Two vessels, the Shawinigan and the Glace Bay, docked in Churchill on Sunday, marking a return by the Navy to the remote port on the shores of the Hudson Bay for the first time in 30 years.
Meanwhile, a third frigate, the HMCS Fredericton, was travelling towards eastern Arctic waters.
The Fredericton is ostensibly on patrol to impose fishing regulations but is expected to pass close to a tiny speck of an island that has recently become the subject of diplomatic head-butting between Canada and Denmark. Both countries are claiming the barren rock, named Hans Island, as theirs.
For years, Canada has taken its control of the vast northern region mostly for granted. But with the melting of polar ice providing new access for shipping, the government is anxious about possible territorial rivalries, not just with Denmark, but also with Norway, Russia and the United States.
The melting ice, which is being attributed to global warming, could even open the legendary North-West Passage, linking the Atlantic and the Pacific, to shipping.
Canada and Russia are at odds over areas of the continental shelf in the region, with its potentially important mineral and oil deposits.
Meanwhile, the United States wants the Passage to be under international, not Canadian, control. There are also fears of future clashes with the US over riches beneath the Beaufort Sea which extends northwards from the coasts of both Canada and Alaska.
Canada admits that the sudden burst of naval activity is no coincidence but is meant to send a diplomatic message.
"This is a demonstration of Canada's will to exercise sovereignty over our own back yard," Commodore Bob Blakely, of the Royal Canadian Navy, told reporters in Churchill at the weekend.
"The sea is a highway that's open to everyone. We will allow everybody passage as long as they ask for our consent and comply with our rules: use our resources wisely and don't pollute the fragile northern ecosystem. It's like having a path behind your house. Nobody minds the neighbours walking along. Just don't dump your garbage there and don't take my vegetables out of the garden," he said.
The row with Denmark dates back to 1973 when both countries attempted to draw the boundary between northeastern Greenland and Ellesmere Island that belongs to Canada. They failed to resolve ownership of Hans Island, a barren rock that measures about half a square mile.
In 1984, a Danish minister landed on Hans Island and planted a Danish flag with a bottle of brandy buried beneath it. Canadian soldiers returned earlier this year with a Canadian flag and bottle of Canadian whiskey. Then last month the Canadian Defence Minister, Bill Graham, set foot on Hans Island.

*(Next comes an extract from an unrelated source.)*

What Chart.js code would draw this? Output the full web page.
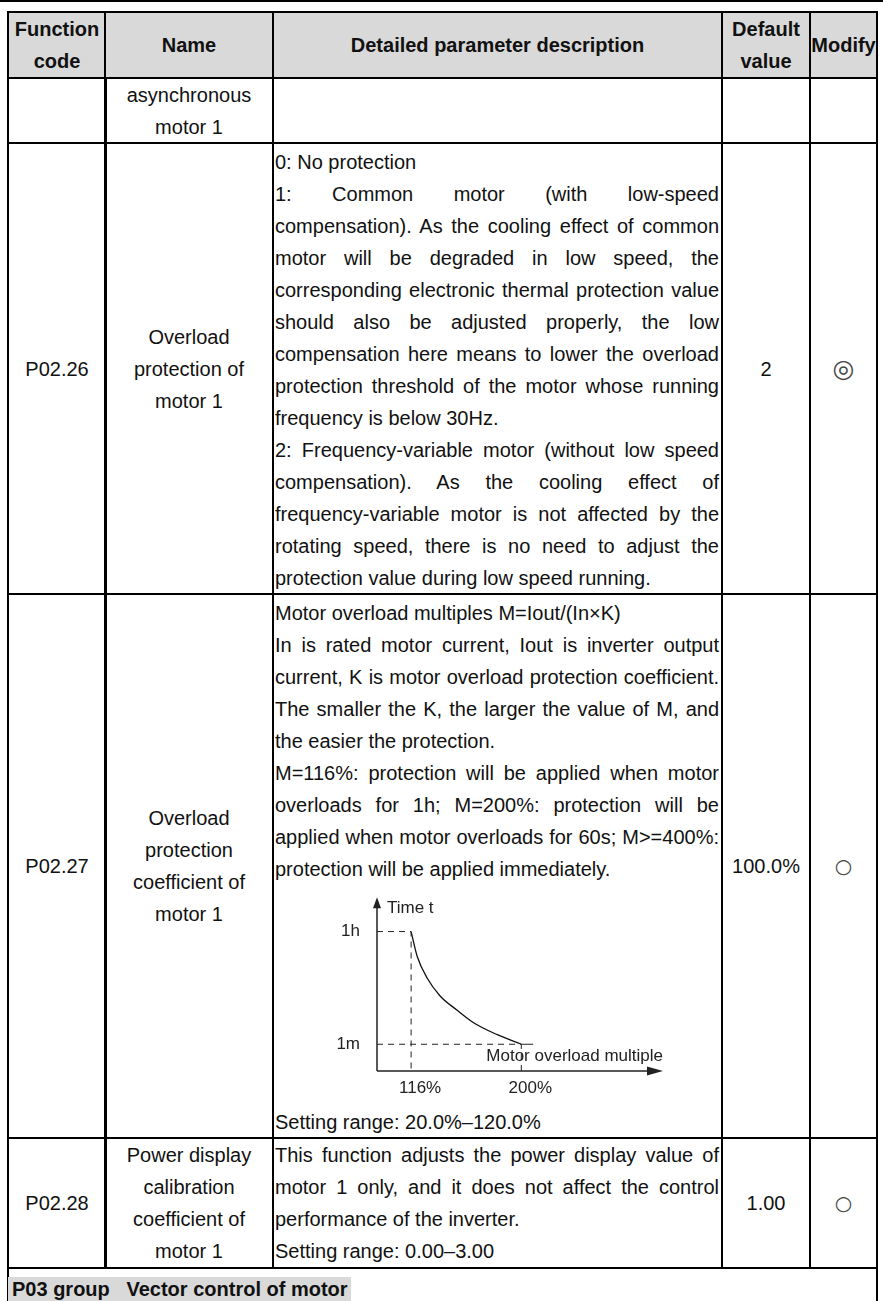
<!DOCTYPE html>
<html>
<head>
<meta charset="utf-8">
<script src="https://cdn.jsdelivr.net/npm/chart.js@4.4.0/dist/chart.umd.min.js"></script>
<style>
  html, body { margin: 0; padding: 0; background: #fff; }
  body { width: 883px; height: 1301px; position: relative; overflow: hidden;
         font-family: "Liberation Sans", Arial, sans-serif; font-size: 20px; color: #111; }
  .rule { position: absolute; left: 0; top: 0; width: 883px; height: 2px; background: #000; }
  .cell { position: absolute; box-sizing: border-box; border: 2px solid #000; }
  .hd { background: #d9d9d9; font-weight: bold; }
  .mid { display: flex; align-items: center; justify-content: center; text-align: center; line-height: 32px; }
  .desc { padding: 2px 2px 0 1px; line-height: 32px; }
  .j { text-align: justify; text-align-last: justify; }
  .sym { font-family: "DejaVu Sans", sans-serif; font-size: 20px; color: #444; }
  .sym2 { font-family: "DejaVu Sans", sans-serif; font-size: 25px; color: #444; }
  #chartBox { position: absolute; left: 327px; top: 870px; width: 350px; height: 240px; }
  .grp { position: absolute; left: 8px; top: 1277px; width: 343px; height: 30px; background: #d9d9d9;
         font-weight: bold; line-height: 24px; white-space: pre; padding-left: 4px; box-sizing: border-box; }
</style>
</head>
<body>
<div class="rule"></div>

<!-- header -->
<div class="cell hd mid" style="left:7px;top:11px;width:100px;height:68px;">Function<br>code</div>
<div class="cell hd mid" style="left:104px;top:11px;width:170px;height:68px;">Name</div>
<div class="cell hd mid" style="left:272px;top:11px;width:451px;height:68px;">Detailed parameter description</div>
<div class="cell hd mid" style="left:721px;top:11px;width:90px;height:68px;">Default<br>value</div>
<div class="cell hd mid" style="left:809px;top:11px;width:69px;height:68px;">Modify</div>

<!-- continued row -->
<div class="cell mid" style="left:7px;top:77px;width:100px;height:67px;"></div>
<div class="cell mid" style="left:104px;top:77px;width:170px;height:67px;">asynchronous<br>motor 1</div>
<div class="cell" style="left:272px;top:77px;width:451px;height:67px;"></div>
<div class="cell" style="left:721px;top:77px;width:90px;height:67px;"></div>
<div class="cell" style="left:809px;top:77px;width:69px;height:67px;"></div>

<!-- P02.26 -->
<div class="cell mid" style="left:7px;top:142px;width:100px;height:453px;">P02.26</div>
<div class="cell mid" style="left:104px;top:142px;width:170px;height:453px;">Overload<br>protection of<br>motor 1</div>
<div class="cell desc" style="left:272px;top:142px;width:451px;height:453px;">
  <div>0: No protection</div>
  <div class="j">1: Common motor (with low-speed</div>
  <div class="j">compensation). As the cooling effect of common</div>
  <div class="j">motor will be degraded in low speed, the</div>
  <div class="j">corresponding electronic thermal protection value</div>
  <div class="j">should also be adjusted properly, the low</div>
  <div class="j">compensation here means to lower the overload</div>
  <div class="j">protection threshold of the motor whose running</div>
  <div>frequency is below 30Hz.</div>
  <div class="j">2: Frequency-variable motor (without low speed</div>
  <div class="j">compensation). As the cooling effect of</div>
  <div class="j">frequency-variable motor is not affected by the</div>
  <div class="j">rotating speed, there is no need to adjust the</div>
  <div>protection value during low speed running.</div>
</div>
<div class="cell mid" style="left:721px;top:142px;width:90px;height:453px;">2</div>
<div class="cell mid sym2" style="left:809px;top:142px;width:69px;height:453px;">&#x25CE;</div>

<!-- P02.27 -->
<div class="cell mid" style="left:7px;top:593px;width:100px;height:546px;">P02.27</div>
<div class="cell mid" style="left:104px;top:593px;width:170px;height:546px;">Overload<br>protection<br>coefficient of<br>motor 1</div>
<div class="cell desc" style="left:272px;top:593px;width:451px;height:546px;">
  <div>Motor overload multiples M=Iout/(In&times;K)</div>
  <div class="j">In is rated motor current, Iout is inverter output</div>
  <div class="j">current, K is motor overload protection coefficient.</div>
  <div class="j">The smaller the K, the larger the value of M, and</div>
  <div>the easier the protection.</div>
  <div class="j">M=116%: protection will be applied when motor</div>
  <div class="j">overloads for 1h; M=200%: protection will be</div>
  <div class="j">applied when motor overloads for 60s; M&gt;=400%:</div>
  <div>protection will be applied immediately.</div>
  <div style="height:221px;"></div>
  <div>Setting range: 20.0%&ndash;120.0%</div>
</div>
<div class="cell mid" style="left:721px;top:593px;width:90px;height:546px;">100.0%</div>
<div class="cell mid sym" style="left:809px;top:593px;width:69px;height:546px;">&#x25CB;</div>

<!-- P02.28 -->
<div class="cell mid" style="left:7px;top:1137px;width:100px;height:132px;">P02.28</div>
<div class="cell mid" style="left:104px;top:1137px;width:170px;height:132px;">Power display<br>calibration<br>coefficient of<br>motor 1</div>
<div class="cell desc" style="left:272px;top:1137px;width:451px;height:132px;padding-top:0;">
  <div class="j">This function adjusts the power display value of</div>
  <div class="j">motor 1 only, and it does not affect the control</div>
  <div>performance of the inverter.</div>
  <div>Setting range: 0.00&ndash;3.00</div>
</div>
<div class="cell mid" style="left:721px;top:1137px;width:90px;height:132px;">1.00</div>
<div class="cell mid sym" style="left:809px;top:1137px;width:69px;height:132px;">&#x25CB;</div>

<!-- P03 group -->
<div class="cell" style="left:7px;top:1267px;width:871px;height:60px;"></div>
<div class="grp">P03 group   Vector control of motor</div>

<div id="chartBox"><canvas id="chart"></canvas></div>

<script>
// overload multiple (%) ticks and time ticks (minutes)
const xTickValues = [116, 200];
const xTickLabels = ['116%', '200%'];
const yTickValues = [1, 60];
const yTickLabels = ['1m', '1h'];
// inverse-time curve
const curveX = [116, 120.6, 128.2, 138.1, 151.1, 163.3, 181.7, 200];
const curveY = [60, 47.1, 35.7, 26.3, 18.8, 12.4, 6.0, 1];
const xRange = [90, 308];
const yRange = [-13, 78];
const lineTail = 209;

const ink = '#222';
const chartFont = { family: '"Liberation Sans", Arial, sans-serif', size: 17 };

const dashed = { borderColor: ink, borderWidth: 1, borderDash: [6, 5], pointRadius: 0, showLine: true, fill: false };

const datasets = [
  Object.assign({ data: [{ x: xRange[0], y: yTickValues[1] }, { x: xTickValues[0], y: yTickValues[1] }, { x: xTickValues[0], y: yRange[0] }] }, dashed),
  Object.assign({ data: [{ x: xRange[0], y: yTickValues[0] }, { x: xTickValues[1], y: yTickValues[0] }, { x: xTickValues[1], y: yRange[0] }] }, dashed),
  { data: [{ x: xTickValues[1], y: yTickValues[0] }, { x: lineTail, y: yTickValues[0] }],
    borderColor: ink, borderWidth: 1, pointRadius: 0, showLine: true },
  { data: curveX.map((x, i) => ({ x: x, y: curveY[i] })),
    borderColor: '#111', borderWidth: 1.3, pointRadius: 0, showLine: true, cubicInterpolationMode: 'monotone' }
];

const axesPlugin = {
  id: 'axes',
  afterDatasetsDraw(chart) {
    const ctx = chart.ctx;
    const xs = chart.scales.x, ys = chart.scales.y;
    const x0 = xs.left, y0 = ys.bottom, x1 = xs.right, y1 = ys.top;
    ctx.save();
    ctx.strokeStyle = ink;
    ctx.fillStyle = ink;
    ctx.lineWidth = 1.5;
    ctx.beginPath();
    ctx.moveTo(x0, y0); ctx.lineTo(x0, y1 + 6);
    ctx.moveTo(x0, y0); ctx.lineTo(x1 - 10, y0);
    ctx.stroke();
    ctx.beginPath();
    ctx.moveTo(x0, y1); ctx.lineTo(x0 - 4, y1 + 11); ctx.lineTo(x0 + 4, y1 + 11); ctx.closePath();
    ctx.fill();
    ctx.beginPath();
    ctx.moveTo(x1, y0); ctx.lineTo(x1 - 16, y0 - 4.5); ctx.lineTo(x1 - 16, y0 + 4.5); ctx.closePath();
    ctx.fill();
    ctx.font = '17px "Liberation Sans", Arial, sans-serif';
    ctx.textBaseline = 'middle';
    ctx.textAlign = 'left';
    ctx.fillText('Time t', x0 + 10, y1 + 11);
    ctx.textAlign = 'right';
    ctx.fillText('Motor overload multiple', x1, y0 - 15);
    ctx.restore();
  }
};

new Chart(document.getElementById('chart'), {
  type: 'scatter',
  data: { datasets: datasets },
  options: {
    responsive: true,
    maintainAspectRatio: false,
    animation: false,
    layout: { padding: { left: 0, top: 17, right: 14, bottom: 9 } },
    plugins: { legend: { display: false }, tooltip: { enabled: false } },
    scales: {
      x: {
        type: 'linear', min: xRange[0], max: xRange[1],
        grid: { display: false, drawTicks: false },
        border: { display: false },
        afterBuildTicks: s => { s.ticks = xTickValues.map(v => ({ value: v })); },
        afterFit: s => { s.height = 30; },
        ticks: { font: chartFont, color: ink, padding: 7, labelOffset: 9, maxRotation: 0,
                 callback: v => xTickLabels[xTickValues.indexOf(v)] }
      },
      y: {
        type: 'linear', min: yRange[0], max: yRange[1],
        grid: { display: false, drawTicks: false },
        border: { display: false },
        afterBuildTicks: s => { s.ticks = yTickValues.map(v => ({ value: v })); },
        afterFit: s => { s.width = 50; },
        ticks: { font: chartFont, color: ink, padding: 17,
                 callback: v => yTickLabels[yTickValues.indexOf(v)] }
      }
    }
  },
  plugins: [axesPlugin]
});
</script>
</body>
</html>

"We consider Hans Island to be part of Danish territory and will therefore hand over a complaint about the Canadian minister's unannounced visit," the head of the department of International Public Law at Denmark's Foreign Ministry, Peter Taksoe-Jensen, said at the time.
For now the bickering has cooled a little and both countries have agreed to sit down and discuss the dispute at the United Nations next month.
But the wider issue of protecting its northern edges seems to preoccupy Canada more than ever before. Ottawa, for example, is shortly to launch a satellite to orbit above the Arctic to monitor shipping through the region.
There are also plans to invest in a new road up the MacKenzie River valley all the way to the frozen port of Tuktoyaktuk with a view to future development of the region's natural resources.
"To protect sovereignty, we either use or lose it," noted Professor Robert Bone, author of 'The Geography of the Canadian Arctic'.